Bao Yin stares into his computer screen, carefully adjusting the colors of a photo.
"Many youngsters have absolutely no idea about what to shoot," he says. "You really need to know what it is that you want to capture; there needs to be a focus."
Bao, 59, knows a few things about that, having taken photos that capture the customs and practices of the Inner Mongolia autonomous region for more than 30 years.
Even if Bao talks approvingly of focus, there are few subjects that have not passed through his lens, whether it be the daily lives of herders, the work and antics of horses, the changes that have affected the region's environment or something else.
Something he has on the drawing board at the moment is a 100-meter-long scroll devoted to Mongolian wrestling, with various poses he captured on the grasslands, to celebrate the 70th anniversary of the establishment of the autonomous region in 2017.
"I've taken so many photos covering many aspects of the region, and want to create collections on themes such as camels and folk culture to promote our culture," he says.
Bao, a member of the Daur ethnic group, got into photography when he was about 25 in 1981, seven years before the dawn of commercial digital cameras. Just as he has watched the march of progress alter the face of the Inner Mongolia autonomous region, he has stayed abreast of the revolution in photography, and uses software to turn his photos on computer into kinds of oil painting to make them more artistic.
His entry into photography was the result of his working in the Hohhot procuratorate, where he was in charge of taking pictures of crime scenes. He often read photography magazines and gradually became consumed by the subject, he says. From 1989 he studied photography for two years at college and started touring Inner Mongolia taking pictures.
Every year he was keen on taking two weeks off work to take photos, something his employer found impossible to accommodate, so in 1998, aged just 42, he applied for early retirement so he could concentrate on photography.
When he traveled to Badanjilin desert in Erjina Banner, Alashan League, for the first time five years earlier, he says, he was attracted by the flourishing Euphrates poplars and took photos excitedly.

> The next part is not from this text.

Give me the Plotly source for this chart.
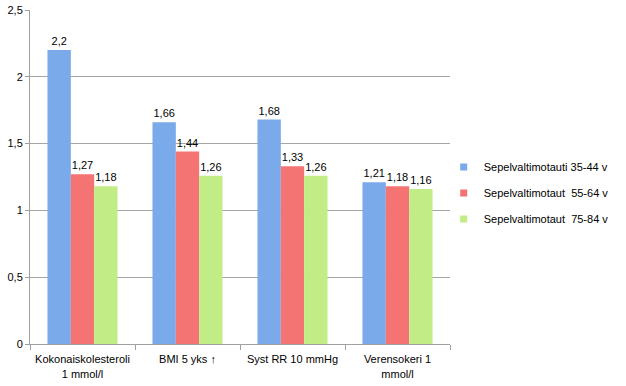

However, as he walked into the forest, he was shocked by a vast tract of dead trees, with dried branches and leaves.
"As I photographed these dead poplars, I thought about those ancient warriors who died in battlefield but left their souls in the desert forever."
It is often said that Euphrates poplars can live for 1,000 years, he says, that even after they are dead they will stand for another 1,000 years.
For him it seemed the poplars were calling on people to save their homeland whose environment was being damaged.
So he decided to record these scenes and the sadness he felt about them in his pictures, visiting the desert every year and shooting several thousand photos.
In those early days getting from his home in Hohhot, the capital of the Inner Mongolia autonomous region, to Bayanhot town, Alashan League, heavy cameras and lenses in tow, was highly onerous. It required a seven-hour train trip, then an overnight stay, followed by two grueling days on buses. In those days, too, roads were made of gravel and dirt that often turned to mud, and sand storms in spring buried roads, forcing bus drivers to take long detours.
These days, it takes just four hours' drive from Bayanhot to the desert.
In the late 1980s, he took 20 rolls of film that cost him about nine months' salary and went on a three-day train trip to his hometown, Hulunbuir grassland, wanting to record local customs and practices, and herders' daily lives.
About a decade later, in 2000, Bao spent 40,000 yuan ($6,250) to publish a photo collection about the dead Euphrates poplar forests.
"I used black and white to highlight the cruelty of the desert and touch people's hearts," he says. "I hope it will encourage those who love nature to care about the environment wherever they are."
In 2000, too, the Erjina Banner government held the first Euphrates Poplars Festival and gave out books to experts and officials from the central government urging them to protect the trees and seeking financial support. The government then started to take measures to protect the trees such as watering and tackling desertification, and the trees eventually began to flourish.
"I go from every year to take photos and witness the enormous changes."
The annual festival draws many tourists, drawn among other things by the beauty of the trees, and it is lucrative for herders who can offer their services as drivers or guides.
Three years ago, Bao published a photo collection called Spirit in Wild that featured different horses and their owners on Inner Mongolian grasslands in four seasons.
"Capturing the expressions of animals and humans well all comes down to a split second," he says. "Horses are constantly moving, so they need to be captured at just the right time."
His grandmother used to tell him how the king of horses guarded the safety of other horses and horses that risked their lives to protect their owner, he says. Horses are the most loyal friends humans can have, he says, which is why capturing them in poignant moments on the grasslands is important to him.
"Herders used to use horses as labor and transport. But now, only a few are good enough to join equestrian competitions."
Herders on the grassland work very hard and are adept at raising animals such as horses and sheep, he says.
"The grassland itself is much the same as before, but there has been a big change in that herders are much better off than they used to be. They used to live in shabby Mongolian gers but now live in brick houses that keep warm or mobile houses that are easy to move around."